==== DATA LINES ====

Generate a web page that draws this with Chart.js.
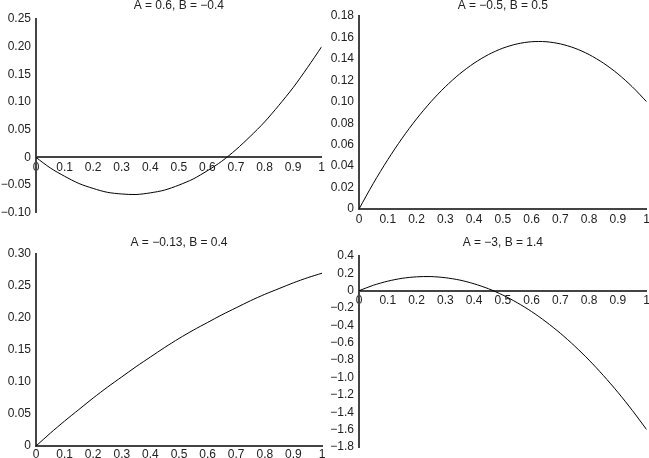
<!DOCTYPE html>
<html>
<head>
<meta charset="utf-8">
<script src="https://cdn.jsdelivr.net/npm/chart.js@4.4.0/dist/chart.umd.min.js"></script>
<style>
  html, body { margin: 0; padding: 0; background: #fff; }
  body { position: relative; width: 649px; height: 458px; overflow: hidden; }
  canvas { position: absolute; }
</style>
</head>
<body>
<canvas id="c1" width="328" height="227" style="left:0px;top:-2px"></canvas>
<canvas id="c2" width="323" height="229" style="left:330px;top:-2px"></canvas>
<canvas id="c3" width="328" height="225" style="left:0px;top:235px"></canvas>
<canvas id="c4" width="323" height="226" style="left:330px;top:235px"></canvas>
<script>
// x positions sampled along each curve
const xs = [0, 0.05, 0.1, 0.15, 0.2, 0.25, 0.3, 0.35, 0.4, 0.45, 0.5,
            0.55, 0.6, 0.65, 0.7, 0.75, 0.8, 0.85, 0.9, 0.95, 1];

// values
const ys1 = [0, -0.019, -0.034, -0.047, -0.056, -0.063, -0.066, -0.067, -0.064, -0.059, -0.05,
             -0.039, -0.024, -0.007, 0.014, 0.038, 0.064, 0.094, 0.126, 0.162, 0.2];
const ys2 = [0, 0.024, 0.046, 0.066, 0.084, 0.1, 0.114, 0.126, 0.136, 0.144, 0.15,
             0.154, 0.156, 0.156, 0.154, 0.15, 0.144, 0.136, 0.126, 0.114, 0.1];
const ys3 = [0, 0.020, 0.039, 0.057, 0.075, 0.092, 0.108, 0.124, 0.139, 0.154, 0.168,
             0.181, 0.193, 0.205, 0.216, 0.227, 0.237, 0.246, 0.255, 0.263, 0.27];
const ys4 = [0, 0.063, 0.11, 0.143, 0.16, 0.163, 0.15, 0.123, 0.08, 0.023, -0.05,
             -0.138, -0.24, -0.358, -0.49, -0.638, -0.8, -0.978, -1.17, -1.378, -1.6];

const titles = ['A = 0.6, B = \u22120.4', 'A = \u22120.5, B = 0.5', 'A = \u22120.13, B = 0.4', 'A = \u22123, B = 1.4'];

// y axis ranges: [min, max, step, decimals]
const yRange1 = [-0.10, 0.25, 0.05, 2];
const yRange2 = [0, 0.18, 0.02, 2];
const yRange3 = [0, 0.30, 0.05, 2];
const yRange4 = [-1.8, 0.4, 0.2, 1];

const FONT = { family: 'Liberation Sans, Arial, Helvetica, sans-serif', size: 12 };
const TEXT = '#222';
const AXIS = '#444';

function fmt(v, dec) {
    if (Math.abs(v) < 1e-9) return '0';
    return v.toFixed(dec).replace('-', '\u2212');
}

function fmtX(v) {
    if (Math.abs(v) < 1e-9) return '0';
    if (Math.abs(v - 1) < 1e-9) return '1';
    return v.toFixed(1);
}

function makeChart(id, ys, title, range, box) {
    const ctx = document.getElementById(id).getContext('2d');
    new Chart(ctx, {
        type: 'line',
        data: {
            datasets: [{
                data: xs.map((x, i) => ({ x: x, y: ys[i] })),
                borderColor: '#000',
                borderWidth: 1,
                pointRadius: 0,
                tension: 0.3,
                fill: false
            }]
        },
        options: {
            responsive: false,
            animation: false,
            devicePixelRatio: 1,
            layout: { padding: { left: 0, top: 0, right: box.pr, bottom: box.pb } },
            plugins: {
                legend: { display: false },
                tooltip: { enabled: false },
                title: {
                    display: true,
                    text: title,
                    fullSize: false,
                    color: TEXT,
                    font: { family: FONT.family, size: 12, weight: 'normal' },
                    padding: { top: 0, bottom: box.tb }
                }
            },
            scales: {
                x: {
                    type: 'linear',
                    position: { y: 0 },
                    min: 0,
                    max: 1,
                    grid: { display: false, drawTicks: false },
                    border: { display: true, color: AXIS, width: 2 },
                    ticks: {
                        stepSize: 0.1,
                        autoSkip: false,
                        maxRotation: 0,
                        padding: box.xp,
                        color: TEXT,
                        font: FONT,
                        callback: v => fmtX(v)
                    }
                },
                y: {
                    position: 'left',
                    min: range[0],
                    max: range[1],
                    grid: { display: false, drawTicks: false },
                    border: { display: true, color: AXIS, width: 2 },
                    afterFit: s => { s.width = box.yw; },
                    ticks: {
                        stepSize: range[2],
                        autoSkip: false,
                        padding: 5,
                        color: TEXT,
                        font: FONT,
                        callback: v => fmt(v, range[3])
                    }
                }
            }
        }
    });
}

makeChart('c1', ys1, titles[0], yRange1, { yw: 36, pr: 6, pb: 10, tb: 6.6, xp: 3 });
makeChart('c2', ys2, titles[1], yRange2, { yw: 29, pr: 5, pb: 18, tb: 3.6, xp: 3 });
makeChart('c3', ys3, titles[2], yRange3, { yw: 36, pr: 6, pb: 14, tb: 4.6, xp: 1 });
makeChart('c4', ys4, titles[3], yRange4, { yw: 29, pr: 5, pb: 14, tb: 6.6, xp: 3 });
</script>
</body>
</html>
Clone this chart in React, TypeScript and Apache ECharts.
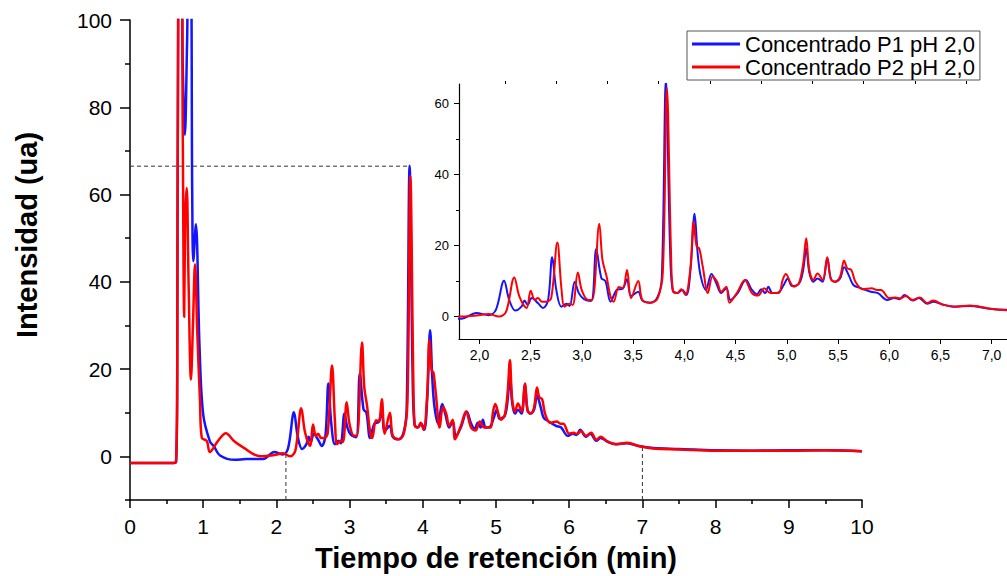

====

PROBLEM:
Begin with the first line of the records and repeat every line up to the one with "0.55, 0.6, 0.65, 0.7, 0.75, 0.8, 0.85, 0.9, 0.95, 1];", counting that line too. Pictures are not part of the copy.

RESPONSE TO THIS TASK:
Generate a web page that draws this with Chart.js.
<!DOCTYPE html>
<html>
<head>
<meta charset="utf-8">
<script src="https://cdn.jsdelivr.net/npm/chart.js@4.4.0/dist/chart.umd.min.js"></script>
<style>
  html, body { margin: 0; padding: 0; background: #fff; }
  body { position: relative; width: 649px; height: 458px; overflow: hidden; }
  canvas { position: absolute; }
</style>
</head>
<body>
<canvas id="c1" width="328" height="227" style="left:0px;top:-2px"></canvas>
<canvas id="c2" width="323" height="229" style="left:330px;top:-2px"></canvas>
<canvas id="c3" width="328" height="225" style="left:0px;top:235px"></canvas>
<canvas id="c4" width="323" height="226" style="left:330px;top:235px"></canvas>
<script>
// x positions sampled along each curve
const xs = [0, 0.05, 0.1, 0.15, 0.2, 0.25, 0.3, 0.35, 0.4, 0.45, 0.5,
            0.55, 0.6, 0.65, 0.7, 0.75, 0.8, 0.85, 0.9, 0.95, 1];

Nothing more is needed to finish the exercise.